Reasons to Hate Ninja Assassin
Chris: How could a guy not get excited at his first glance at the film's poster when spotting it in a theatre lobby? The damn thing is called Ninja Assassin, there's blood splattered all over the white background, and someone is running at us sporting (what looks like) a Kusari Gama obviously ready to kick some ass. Consider me sold. Heck, I was even willing to forgive the not-so-promising commercials because of that damn poster. Alas, this was merely a case of the marketing department delivering more than the product within could ever hope to.
Josh: With a title like Ninja Assassin, I was expecting a full throwback to the 80's especially with Sho Kosugi as part of the cast. I have seen plenty of chop-socky movies in my day so I know that it takes more than the word "ninja" in the title to make a good movie. This was just a standard, crappy action movie that has thrown a cool word into the title trying to pretend it is something other than an impostor at the multiplex. I wish this had gone straight to video because it comes off like a quick, lazy, action flick made by a company like The Asylum. The younger generation will eat this up because it is targeted right at the video game generation who like it loud and fast. Amazingly, it has worked and many people are calling this one of the best action flicks of the year. Am I missing something?
IT STOMPS ON SHO KOSUGI'S LEGACY
Chris: One of my best remembered ninja images when growing up in the mid-80's is the opening scene in Ninja III: The Domination where a brown-cloaked ninja slices his way through a Los Angeles golf course cutting up policemen and golfers alike before being gunned down by the fuzz. It made such an impact on my young brain I took note of the actor playing the role and actively sought out his other movies. That actor was none other than the mighty Sho Kosugi and he's thrilled me with his martial arts prowess in such films as Revenge of the Ninja and the vastly underrated Blind Fury. Which is why my initial excitement of seeing his name in the credits dissipated like a heavy kick to the stomach when I realized they weren't going to let him do what he does best (use his hands and feet as deadly weapons, of course!) and instead have him stand around trying to look imposing before appearing in a weak showdown with our hero during a finale that felt more like a bad sequel to Chuck Norris' Delta Force movies than a martial arts showcase.
Josh: For those of us who grew up with 80's action movies, Sho Kosugi was one of the coolest dudes around. He brought the ninja to the masses with a string of movies in the 80's and then faded into the shadows while leaving behind a legacy of coolness. This was all screwed up when he decided to sign on to Ninja Assassin. Rather than showing that he is still a stud like Sonny Chiba did in Kill Bill, Kosugi has become a stock villain who frankly looks like he doesn't belong. He is not cool and he is not threatening. I know this has a lot to do with the terrible script but I just wish that he had made a better choice of movie to make a comeback with. I wonder if he feels the same.

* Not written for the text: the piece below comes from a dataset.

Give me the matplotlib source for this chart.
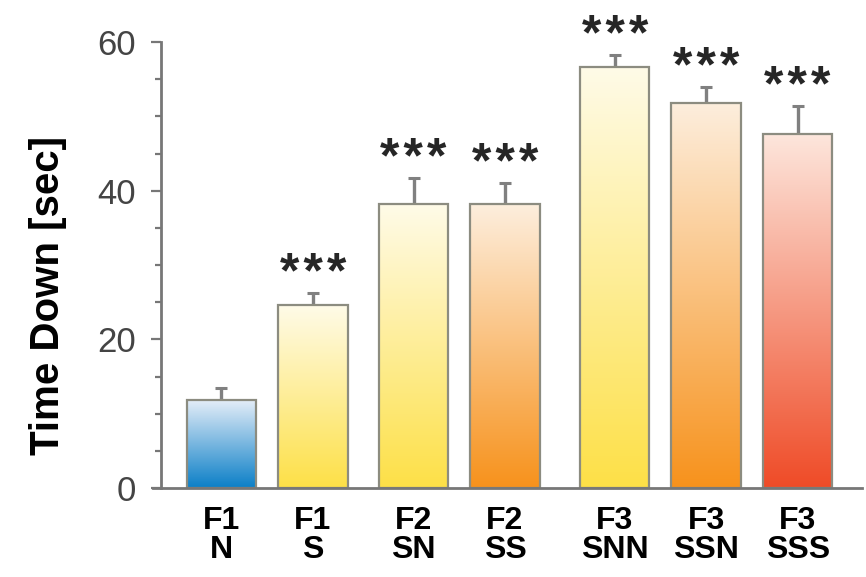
import numpy as np
import matplotlib
matplotlib.use("Agg")
import matplotlib.pyplot as plt
from matplotlib.colors import LinearSegmentedColormap

plt.rcParams["font.family"] = ["Liberation Sans", "DejaVu Sans"]

groups = ["F1\nN", "F1\nS", "F2\nSN", "F2\nSS", "F3\nSNN", "F3\nSSN", "F3\nSSS"]
time_down = [11.8, 24.6, 38.2, 38.2, 56.7, 51.8, 47.6]
sem = [1.7, 1.6, 3.5, 2.8, 1.6, 2.2, 3.8]
stars = ["", "***", "***", "***", "***", "***", "***"]

# gradient end colours per bar (top, bottom)
top_colors = ["#e4edf8", "#fffbe8", "#fffbe8", "#fdeedd", "#fffbe8", "#fdeedd", "#fde6dc"]
bottom_colors = ["#0b7fc7", "#fde047", "#fde047", "#f7921c", "#fde047", "#f7921c", "#ef4b27"]

xpos = [0, 1, 2.1, 3.1, 4.3, 5.3, 6.3]
bar_w = 0.76

fig = plt.figure(figsize=(8.66, 5.77), dpi=100)
ax = fig.add_axes([0.186, 0.154, 0.809, 0.773])

bars = ax.bar(xpos, time_down, width=bar_w, color="none",
              edgecolor="#8c8c80", linewidth=1.6, zorder=3)

grad = np.linspace(0, 1, 256).reshape(-1, 1)
for b, c0, c1 in zip(bars, top_colors, bottom_colors):
    cmap = LinearSegmentedColormap.from_list("g", [c0, c1])
    x0 = b.get_x()
    h = b.get_height()
    im = ax.imshow(grad, cmap=cmap, aspect="auto", origin="upper",
                   extent=[x0, x0 + b.get_width(), 0, h], zorder=2)
    im.set_clip_path(b)

# error bars sit behind the filled bars so only the upper half shows
ax.errorbar(xpos, time_down, yerr=sem, fmt="none",
            ecolor="#808080", elinewidth=2.4, capsize=4, capthick=2.2, zorder=1.5)

for x, v, e, s in zip(xpos, time_down, sem, stars):
    if s:
        ax.text(x, v + e + 0.7, "\u200a".join(s), ha="center", va="baseline",
                fontsize=36, fontweight="bold", color="#262626")

ax.set_xlim(-0.66, 7.0)
ax.set_ylim(0, 60)

ax.spines["top"].set_visible(False)
ax.spines["right"].set_visible(False)
for side in ("left", "bottom"):
    ax.spines[side].set_color("#777777")
    ax.spines[side].set_linewidth(2)
ax.spines["bottom"].set_bounds(-0.75, 7.0)
ax.spines["bottom"].set_zorder(5)

ax.set_yticks([0, 20, 40, 60])
ax.set_yticks(np.arange(0, 61, 5), minor=True)
ax.tick_params(axis="y", which="major", length=7, width=1.6, color="#777777",
               labelsize=25, labelcolor="#444444", pad=11)
ax.tick_params(axis="y", which="minor", length=4.5, width=1.6, color="#777777")

ax.set_xticks(xpos)
ax.set_xticklabels(groups, fontsize=23, fontweight="bold", linespacing=0.95)
ax.tick_params(axis="x", length=0, pad=13)

ax.set_ylabel("Time Down [sec]", fontsize=29, fontweight="bold")
ax.yaxis.set_label_coords(-0.134, 0.433)

fig.savefig("out.png", dpi=100)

Chris: If you've visited this site long enough, you'll know that both Josh and myself aren't the biggest fans of computer generated effects work. When it comes to horror/b-movies, we'd rather see the practical effects magic of the Rick Baker or Tom Savini's of the World. Sometimes I'm willing to overlook CG but here's where I make my biggest exception. Get out some f**king corn syrup and red dye! All you're doing by even having your blood sprays done by computer is: a) making me angry and b) delivering some of the most unconvincing and fake looking blood I've ever seen. This isn't the first movie I've seen use it but, considering how much gore they've seen fit to jam into Ninja Assassin, it's definitely the shining example of why not to.

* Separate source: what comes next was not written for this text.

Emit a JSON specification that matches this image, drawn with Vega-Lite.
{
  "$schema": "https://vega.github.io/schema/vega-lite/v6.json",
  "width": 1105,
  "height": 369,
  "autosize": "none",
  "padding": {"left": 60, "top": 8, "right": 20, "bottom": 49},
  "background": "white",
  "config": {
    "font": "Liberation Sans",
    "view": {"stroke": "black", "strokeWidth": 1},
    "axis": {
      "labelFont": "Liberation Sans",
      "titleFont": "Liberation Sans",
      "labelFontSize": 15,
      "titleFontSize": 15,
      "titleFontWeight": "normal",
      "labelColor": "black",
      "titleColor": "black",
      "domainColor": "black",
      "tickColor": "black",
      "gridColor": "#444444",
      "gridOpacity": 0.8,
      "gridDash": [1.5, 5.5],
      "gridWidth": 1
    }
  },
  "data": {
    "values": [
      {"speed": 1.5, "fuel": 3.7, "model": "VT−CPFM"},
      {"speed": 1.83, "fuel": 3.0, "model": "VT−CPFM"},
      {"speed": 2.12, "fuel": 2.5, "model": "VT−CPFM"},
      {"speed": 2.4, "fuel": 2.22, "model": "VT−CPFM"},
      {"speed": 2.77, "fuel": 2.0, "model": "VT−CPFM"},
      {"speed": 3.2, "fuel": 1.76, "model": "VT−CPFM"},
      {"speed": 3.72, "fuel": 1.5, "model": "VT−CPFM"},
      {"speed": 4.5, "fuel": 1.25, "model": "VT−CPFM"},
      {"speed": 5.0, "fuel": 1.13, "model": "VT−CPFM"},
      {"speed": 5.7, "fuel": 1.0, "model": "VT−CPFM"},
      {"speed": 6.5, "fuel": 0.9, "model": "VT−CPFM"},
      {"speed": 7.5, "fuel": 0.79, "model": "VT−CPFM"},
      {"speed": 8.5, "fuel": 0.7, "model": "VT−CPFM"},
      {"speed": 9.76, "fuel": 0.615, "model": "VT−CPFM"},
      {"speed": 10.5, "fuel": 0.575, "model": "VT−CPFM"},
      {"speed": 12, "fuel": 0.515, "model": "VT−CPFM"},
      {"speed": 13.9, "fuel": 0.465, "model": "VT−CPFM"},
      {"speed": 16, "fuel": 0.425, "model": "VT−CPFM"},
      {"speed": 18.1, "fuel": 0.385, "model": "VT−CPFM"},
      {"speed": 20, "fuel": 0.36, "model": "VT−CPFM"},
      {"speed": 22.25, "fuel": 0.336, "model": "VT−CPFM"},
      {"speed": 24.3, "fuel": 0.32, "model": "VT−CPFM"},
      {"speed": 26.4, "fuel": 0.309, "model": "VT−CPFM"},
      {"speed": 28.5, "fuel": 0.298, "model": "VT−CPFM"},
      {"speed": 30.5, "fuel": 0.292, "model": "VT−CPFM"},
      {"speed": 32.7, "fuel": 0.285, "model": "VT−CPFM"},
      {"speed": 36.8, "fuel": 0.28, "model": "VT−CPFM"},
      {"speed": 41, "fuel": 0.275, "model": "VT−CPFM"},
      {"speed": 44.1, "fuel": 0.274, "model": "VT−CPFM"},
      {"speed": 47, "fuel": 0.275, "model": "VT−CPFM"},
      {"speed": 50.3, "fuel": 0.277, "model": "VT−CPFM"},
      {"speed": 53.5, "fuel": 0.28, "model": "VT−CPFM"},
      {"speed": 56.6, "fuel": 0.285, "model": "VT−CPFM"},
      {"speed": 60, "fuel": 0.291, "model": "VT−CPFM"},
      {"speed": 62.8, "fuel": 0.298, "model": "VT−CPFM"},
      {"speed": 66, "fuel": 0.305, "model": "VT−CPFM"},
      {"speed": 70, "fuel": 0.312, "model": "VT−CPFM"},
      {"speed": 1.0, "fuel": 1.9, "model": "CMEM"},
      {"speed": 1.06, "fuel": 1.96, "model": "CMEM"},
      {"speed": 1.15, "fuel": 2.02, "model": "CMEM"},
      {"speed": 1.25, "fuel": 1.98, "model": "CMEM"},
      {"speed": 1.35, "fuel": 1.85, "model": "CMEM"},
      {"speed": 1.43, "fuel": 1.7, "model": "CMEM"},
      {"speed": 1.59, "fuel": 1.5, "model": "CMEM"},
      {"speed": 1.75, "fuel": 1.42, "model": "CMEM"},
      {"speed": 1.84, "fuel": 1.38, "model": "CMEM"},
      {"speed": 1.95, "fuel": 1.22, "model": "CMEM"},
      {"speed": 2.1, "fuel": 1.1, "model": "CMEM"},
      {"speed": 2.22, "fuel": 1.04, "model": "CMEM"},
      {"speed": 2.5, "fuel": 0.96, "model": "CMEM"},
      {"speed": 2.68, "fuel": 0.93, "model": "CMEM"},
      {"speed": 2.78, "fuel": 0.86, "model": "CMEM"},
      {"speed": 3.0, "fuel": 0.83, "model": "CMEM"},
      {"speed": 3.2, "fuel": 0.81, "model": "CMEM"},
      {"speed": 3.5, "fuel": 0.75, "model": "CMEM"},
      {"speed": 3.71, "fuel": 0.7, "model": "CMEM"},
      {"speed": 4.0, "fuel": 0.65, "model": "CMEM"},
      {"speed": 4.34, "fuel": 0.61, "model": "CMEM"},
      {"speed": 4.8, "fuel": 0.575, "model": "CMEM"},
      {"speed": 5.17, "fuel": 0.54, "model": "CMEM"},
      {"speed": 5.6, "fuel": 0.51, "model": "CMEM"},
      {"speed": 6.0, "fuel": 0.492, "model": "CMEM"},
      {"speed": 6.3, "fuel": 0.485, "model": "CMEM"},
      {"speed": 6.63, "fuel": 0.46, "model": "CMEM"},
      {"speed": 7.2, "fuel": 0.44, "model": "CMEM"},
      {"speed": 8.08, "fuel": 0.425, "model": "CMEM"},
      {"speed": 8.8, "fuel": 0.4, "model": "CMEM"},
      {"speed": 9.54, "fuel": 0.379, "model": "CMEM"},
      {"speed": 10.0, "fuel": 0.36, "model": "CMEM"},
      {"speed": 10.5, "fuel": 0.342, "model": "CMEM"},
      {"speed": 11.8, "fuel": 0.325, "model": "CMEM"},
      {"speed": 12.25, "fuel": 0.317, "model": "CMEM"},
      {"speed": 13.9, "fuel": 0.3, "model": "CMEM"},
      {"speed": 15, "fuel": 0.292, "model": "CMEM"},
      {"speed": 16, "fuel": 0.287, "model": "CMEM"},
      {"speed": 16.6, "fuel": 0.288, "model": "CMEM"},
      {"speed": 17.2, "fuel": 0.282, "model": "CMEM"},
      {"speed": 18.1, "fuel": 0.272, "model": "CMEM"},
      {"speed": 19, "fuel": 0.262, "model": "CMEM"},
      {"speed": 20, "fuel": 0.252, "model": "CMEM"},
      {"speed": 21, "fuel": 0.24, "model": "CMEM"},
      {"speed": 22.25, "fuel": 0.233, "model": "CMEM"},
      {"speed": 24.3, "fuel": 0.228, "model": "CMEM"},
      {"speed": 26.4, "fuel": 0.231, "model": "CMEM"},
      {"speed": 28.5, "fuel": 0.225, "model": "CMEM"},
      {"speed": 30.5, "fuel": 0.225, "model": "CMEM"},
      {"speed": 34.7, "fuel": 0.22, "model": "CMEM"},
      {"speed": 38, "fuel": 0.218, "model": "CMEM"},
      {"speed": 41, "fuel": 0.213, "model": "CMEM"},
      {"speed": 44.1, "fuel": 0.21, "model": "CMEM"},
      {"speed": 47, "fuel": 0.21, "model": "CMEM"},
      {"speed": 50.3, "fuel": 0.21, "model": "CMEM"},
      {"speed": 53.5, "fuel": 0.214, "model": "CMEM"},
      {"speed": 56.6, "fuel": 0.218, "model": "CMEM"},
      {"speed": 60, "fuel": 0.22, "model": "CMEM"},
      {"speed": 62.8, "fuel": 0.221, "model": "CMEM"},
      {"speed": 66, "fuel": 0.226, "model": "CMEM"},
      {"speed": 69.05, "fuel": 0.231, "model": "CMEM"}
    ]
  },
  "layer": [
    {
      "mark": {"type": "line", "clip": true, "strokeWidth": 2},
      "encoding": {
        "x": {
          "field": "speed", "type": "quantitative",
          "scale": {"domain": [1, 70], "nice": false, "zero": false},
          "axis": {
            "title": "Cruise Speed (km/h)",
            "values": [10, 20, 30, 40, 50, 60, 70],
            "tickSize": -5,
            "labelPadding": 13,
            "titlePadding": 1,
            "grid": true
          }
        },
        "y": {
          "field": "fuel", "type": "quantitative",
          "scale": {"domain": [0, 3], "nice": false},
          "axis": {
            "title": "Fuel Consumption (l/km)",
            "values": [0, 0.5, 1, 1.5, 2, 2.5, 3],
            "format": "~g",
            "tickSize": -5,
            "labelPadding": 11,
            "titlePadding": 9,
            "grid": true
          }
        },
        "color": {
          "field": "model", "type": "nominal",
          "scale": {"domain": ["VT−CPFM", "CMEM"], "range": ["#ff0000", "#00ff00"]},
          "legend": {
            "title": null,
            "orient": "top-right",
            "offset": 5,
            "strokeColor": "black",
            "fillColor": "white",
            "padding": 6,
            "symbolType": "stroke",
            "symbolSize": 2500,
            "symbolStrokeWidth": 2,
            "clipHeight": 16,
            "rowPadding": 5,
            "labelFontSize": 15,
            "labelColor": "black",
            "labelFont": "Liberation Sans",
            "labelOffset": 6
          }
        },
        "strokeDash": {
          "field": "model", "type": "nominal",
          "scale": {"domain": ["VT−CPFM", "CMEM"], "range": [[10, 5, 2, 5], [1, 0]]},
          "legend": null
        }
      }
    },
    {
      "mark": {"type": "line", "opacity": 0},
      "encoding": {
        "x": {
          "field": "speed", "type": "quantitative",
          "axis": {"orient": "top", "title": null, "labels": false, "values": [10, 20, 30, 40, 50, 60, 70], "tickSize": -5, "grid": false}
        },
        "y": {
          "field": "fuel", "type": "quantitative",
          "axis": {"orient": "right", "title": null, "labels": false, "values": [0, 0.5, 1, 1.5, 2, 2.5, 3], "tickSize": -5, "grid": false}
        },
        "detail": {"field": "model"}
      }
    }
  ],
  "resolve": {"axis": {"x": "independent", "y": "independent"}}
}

Josh: I am not a fan of computed generated effects in general but what I really don't understand is when CG blood is used. Maybe it is cleaner on set but there is nothing like seeing the gore spray across the screen and covering everything it comes into contact with. Even if you are going for a comic book feel, this is one area that should not be messed with, as it looks so damn fake. From the opening scene, I knew my expectations for a throwback to one of the genres I loved so much were going to be quashed. It only got worse from there. If I knew it was going to end up as artificial it did, I would have gone to see 2012 to really see what can be done with CGI.
Chris: I'll admit that I liked James McTeigue's debut feature, V for Vendetta, but here he just goes for your standard MTV style of action direction - that being plenty of quick cuts, in-tight shots, and enough confusion that many times I had no freaking idea what was going on. Now, I don't know about you, but when when I'm going to a movie about ninjas, I want to damn well see them doing ninja things! It's this sped-up kind of A.D.D. fuelled action (which is most evident in both Crank movies and Shoot 'Em Up) that's becoming more and more prevalent and ruining the action genre in the process.

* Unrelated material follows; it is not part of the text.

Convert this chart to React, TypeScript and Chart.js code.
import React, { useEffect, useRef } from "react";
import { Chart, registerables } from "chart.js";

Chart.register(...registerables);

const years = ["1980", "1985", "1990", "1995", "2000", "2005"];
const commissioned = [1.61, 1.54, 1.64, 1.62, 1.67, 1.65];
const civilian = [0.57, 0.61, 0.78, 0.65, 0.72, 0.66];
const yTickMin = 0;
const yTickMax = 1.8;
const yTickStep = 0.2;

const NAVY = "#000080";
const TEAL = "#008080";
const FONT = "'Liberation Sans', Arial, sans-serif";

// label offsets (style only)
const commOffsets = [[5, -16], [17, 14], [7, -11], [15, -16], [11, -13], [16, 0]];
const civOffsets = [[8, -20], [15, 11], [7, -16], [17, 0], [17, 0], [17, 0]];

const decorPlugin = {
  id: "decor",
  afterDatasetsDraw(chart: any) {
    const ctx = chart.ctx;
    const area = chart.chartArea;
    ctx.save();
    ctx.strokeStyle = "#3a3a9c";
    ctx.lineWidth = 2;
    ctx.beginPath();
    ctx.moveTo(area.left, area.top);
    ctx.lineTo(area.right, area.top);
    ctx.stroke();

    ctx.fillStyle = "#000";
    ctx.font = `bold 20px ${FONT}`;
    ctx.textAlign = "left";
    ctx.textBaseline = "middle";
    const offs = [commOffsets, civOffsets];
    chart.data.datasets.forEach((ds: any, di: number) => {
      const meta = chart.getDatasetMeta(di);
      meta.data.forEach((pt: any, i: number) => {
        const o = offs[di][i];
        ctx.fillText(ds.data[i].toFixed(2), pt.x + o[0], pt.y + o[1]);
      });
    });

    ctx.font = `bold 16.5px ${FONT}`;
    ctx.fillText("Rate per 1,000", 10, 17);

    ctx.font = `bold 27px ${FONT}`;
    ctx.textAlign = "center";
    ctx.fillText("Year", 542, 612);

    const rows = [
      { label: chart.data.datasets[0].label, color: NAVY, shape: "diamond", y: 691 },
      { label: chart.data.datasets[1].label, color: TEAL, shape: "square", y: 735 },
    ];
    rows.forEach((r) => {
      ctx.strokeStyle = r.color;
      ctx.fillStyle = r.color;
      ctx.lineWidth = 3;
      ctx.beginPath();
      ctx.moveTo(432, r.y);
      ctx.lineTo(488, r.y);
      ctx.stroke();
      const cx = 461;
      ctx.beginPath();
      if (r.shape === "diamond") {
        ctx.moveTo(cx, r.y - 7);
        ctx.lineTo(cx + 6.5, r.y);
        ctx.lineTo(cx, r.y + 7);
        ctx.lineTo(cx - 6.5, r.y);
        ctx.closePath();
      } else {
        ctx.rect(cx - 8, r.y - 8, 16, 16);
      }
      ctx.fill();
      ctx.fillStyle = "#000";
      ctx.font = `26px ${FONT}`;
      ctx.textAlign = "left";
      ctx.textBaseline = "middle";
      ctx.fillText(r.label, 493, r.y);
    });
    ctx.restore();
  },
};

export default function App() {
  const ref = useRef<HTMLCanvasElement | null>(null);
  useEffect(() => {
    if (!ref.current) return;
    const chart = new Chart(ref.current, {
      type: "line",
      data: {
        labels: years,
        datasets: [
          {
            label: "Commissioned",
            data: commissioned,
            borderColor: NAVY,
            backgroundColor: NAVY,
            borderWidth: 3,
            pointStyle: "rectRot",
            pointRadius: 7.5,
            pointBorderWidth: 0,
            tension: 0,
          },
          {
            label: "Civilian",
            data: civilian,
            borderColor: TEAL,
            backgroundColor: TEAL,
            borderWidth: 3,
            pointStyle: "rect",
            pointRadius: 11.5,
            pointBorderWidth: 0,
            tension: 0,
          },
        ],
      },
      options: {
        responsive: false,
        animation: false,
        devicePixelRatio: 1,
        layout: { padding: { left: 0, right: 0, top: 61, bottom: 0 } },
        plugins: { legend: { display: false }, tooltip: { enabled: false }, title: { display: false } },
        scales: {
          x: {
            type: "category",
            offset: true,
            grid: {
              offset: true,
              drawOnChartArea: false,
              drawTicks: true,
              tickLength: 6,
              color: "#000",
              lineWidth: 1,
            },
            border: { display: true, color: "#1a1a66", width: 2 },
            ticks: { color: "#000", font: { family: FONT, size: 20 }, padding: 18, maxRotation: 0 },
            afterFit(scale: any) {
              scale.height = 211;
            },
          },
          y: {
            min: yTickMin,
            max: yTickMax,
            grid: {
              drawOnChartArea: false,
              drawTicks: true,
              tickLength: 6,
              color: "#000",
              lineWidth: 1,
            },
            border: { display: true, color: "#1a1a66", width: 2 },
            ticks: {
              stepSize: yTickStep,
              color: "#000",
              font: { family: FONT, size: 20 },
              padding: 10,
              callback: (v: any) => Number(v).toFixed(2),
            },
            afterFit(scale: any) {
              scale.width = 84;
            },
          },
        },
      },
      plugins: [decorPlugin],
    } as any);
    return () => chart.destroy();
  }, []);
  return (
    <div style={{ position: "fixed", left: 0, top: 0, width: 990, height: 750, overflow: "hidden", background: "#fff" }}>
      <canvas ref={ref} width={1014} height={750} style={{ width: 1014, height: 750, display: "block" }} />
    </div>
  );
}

Josh: I don't know when action movies changed to the bazillion cuts per second, camera flying around style that is now prevalent in Hollywood movies but I don't like it. I want to see what is going on especially while watching a martial arts movie. For all I know, lead actor Rain was not even in the scenes because you could never focus long enough to see anybody's face. I felt like the action scenes were a big blur to cover the fact that director James McTeigue seemed to lack confidence in these sequences. This was particularly bad in a lengthy segment in the middle of the film where the camera was bouncing around like it was strapped to the head of Roadrunner on a coke binge.
IT'S NINJA ASSASSIN
Chris: There's one way I know that what I'm watching is truly awful: a get a massive headache. And when Ninja Assassin's credits finally rolled I probably could have eaten four Advil. It's a movie that has absolutely no regard for its brethren and even though I freely admit the plots in ninja movies aren't exactly deep even they have more character development and sense than what's on display here. I never once gave a shit about our hero, the "I'm only here to quickly, and implausibly, fall in love with the hero" Interpol agent, or anyone else. I wondered why the Hell almost any tiny event (such as a car driving over a loose board) seemed to trigger a flashback sequence. I felt my goodwill sinking further and further into the ground as I endured the most painful 99 minutes in a theatre in recent memory. But, much to Josh's relief, he wasn't the only person sitting in there opening night wondering just how the Hell they could screw up a ninja movie so badly.
Josh: If there are real ninjas in the world, the people behind this movie should watch their backs. There is no respect for the mystique of the ninja and the whispered chanting at times made me feel like I was watching a lame movie about ghosts. If I was a ninja, I would be hunting down the people responsible and teaching them what ninjas are really capable of. Further to that, this is one boring movie that is terribly written, has some of the most uninspired characters I have seen in a long time, and will hopefully be forgotten as soon as it is out of the theatres. It feels as though the script was rushed together with the most basic of stock characters, a forced love interest, and a plot that has no idea where it is going. This is doing to ninjas what the Twilight franchise is doing to vampires - it is taking away the edge and danger that have made these mythical figures so intriguing in the first place. It's a shame.